Print word for word the first line of the listing below and every line after it, through the line with "plt.rcParams['font.family'] = ['Liberation". Leave out the pictures and the rest.

• _GIVEN MATERIAL_
# # # #

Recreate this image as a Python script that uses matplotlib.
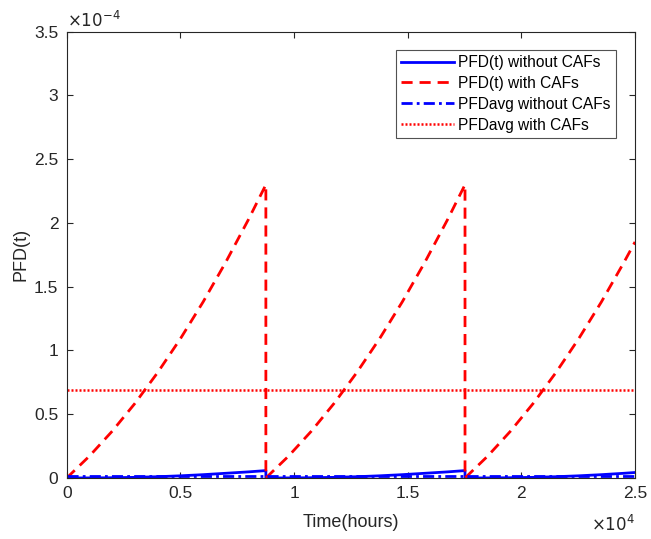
import matplotlib
matplotlib.use("Agg")
import matplotlib.pyplot as plt
from matplotlib.ticker import FuncFormatter

plt.rcParams['font.family'] = ['Liberation Sans', 'DejaVu Sans']

# time (hours) and PFD values, three proof-test cycles
time_h = [0, 1000, 2000, 3000, 4000, 5000, 6000, 7000, 8000, 8760,
          8760, 9760, 10760, 11760, 12760, 13760, 14760, 15760, 16760, 17520,
          17520, 18520, 19520, 20520, 21520, 22520, 23520, 24520, 25000]
pfd_with = [0, 0.172, 0.367, 0.585, 0.827, 1.092, 1.381, 1.694, 2.029, 2.30,
            0, 0.172, 0.367, 0.585, 0.827, 1.092, 1.381, 1.694, 2.029, 2.30,
            0, 0.172, 0.367, 0.585, 0.827, 1.092, 1.381, 1.694, 1.851]
pfd_without = [0, 0.0005, 0.002, 0.005, 0.010, 0.017, 0.026, 0.037, 0.048, 0.058,
               0, 0.0005, 0.002, 0.005, 0.010, 0.017, 0.026, 0.037, 0.048, 0.058,
               0, 0.0005, 0.002, 0.005, 0.010, 0.017, 0.026, 0.037, 0.043]
avg_span = [0, 25000]
pfdavg_without = [0.018, 0.018]
pfdavg_with = [0.69, 0.69]
scale = 1e-4

fig = plt.figure(figsize=(6.51, 5.39), dpi=100)
ax = fig.add_axes([0.1025, 0.1132, 0.873, 0.828])

ax.plot(time_h, [v * scale for v in pfd_without], color='blue', lw=2, label='PFD(t) without CAFs')
ax.plot(time_h, [v * scale for v in pfd_with], color='red', lw=2, dashes=(4, 2.5), label='PFD(t) with CAFs')
ax.plot(avg_span, [v * scale for v in pfdavg_without], color='blue', lw=2, dashes=(4, 1.5, 1, 1.5),
        label='PFDavg without CAFs')
ax.plot(avg_span, [v * scale for v in pfdavg_with], color='red', lw=1.8, dashes=(0.8, 0.8),
        label='PFDavg with CAFs')

ax.set_xlim(0, 25000)
ax.set_ylim(0, 3.5e-4)
ax.set_xticks([0, 5000, 10000, 15000, 20000, 25000])
ax.set_yticks([i * 0.5e-4 for i in range(8)])
ax.xaxis.set_major_formatter(FuncFormatter(lambda v, p: f"{v / 1e4:g}"))
ax.yaxis.set_major_formatter(FuncFormatter(lambda v, p: f"{v / 1e-4:g}"))

grey = (0.15, 0.15, 0.15)
for s in ax.spines.values():
    s.set_color(grey)
    s.set_linewidth(0.8)
ax.tick_params(direction='in', top=True, right=True, length=4, width=0.8,
               colors=grey, labelsize=12.5, pad=6)

ax.text(0.0, 1.003, r'$\times10^{-4}$', transform=ax.transAxes, fontsize=12,
        color=grey, ha='left', va='bottom')
ax.text(1.0, -0.08, r'$\times10^{4}$', transform=ax.transAxes, fontsize=12,
        color=grey, ha='right', va='top')

ax.set_xlabel('Time(hours)', fontsize=13, color=grey, labelpad=9)
ax.set_ylabel('PFD(t)', fontsize=13, color=grey, labelpad=3)

leg = ax.legend(loc='upper right', bbox_to_anchor=(0.966, 0.96), fontsize=11.2,
                frameon=True, fancybox=False, edgecolor=grey, handlelength=3.4,
                handletextpad=0.25, borderpad=0.35, labelspacing=0.38, borderaxespad=0)
leg.get_frame().set_linewidth(0.8)

fig.savefig('out.png', dpi=100)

# # # #

• _SOLUTION FOR THIS EXERCISE_
Recreate this image as a Python script that uses matplotlib.
import matplotlib
matplotlib.use("Agg")
import matplotlib.pyplot as plt
from matplotlib.ticker import FuncFormatter

plt.rcParams['font.family'] = ['Liberation Sans', 'DejaVu Sans']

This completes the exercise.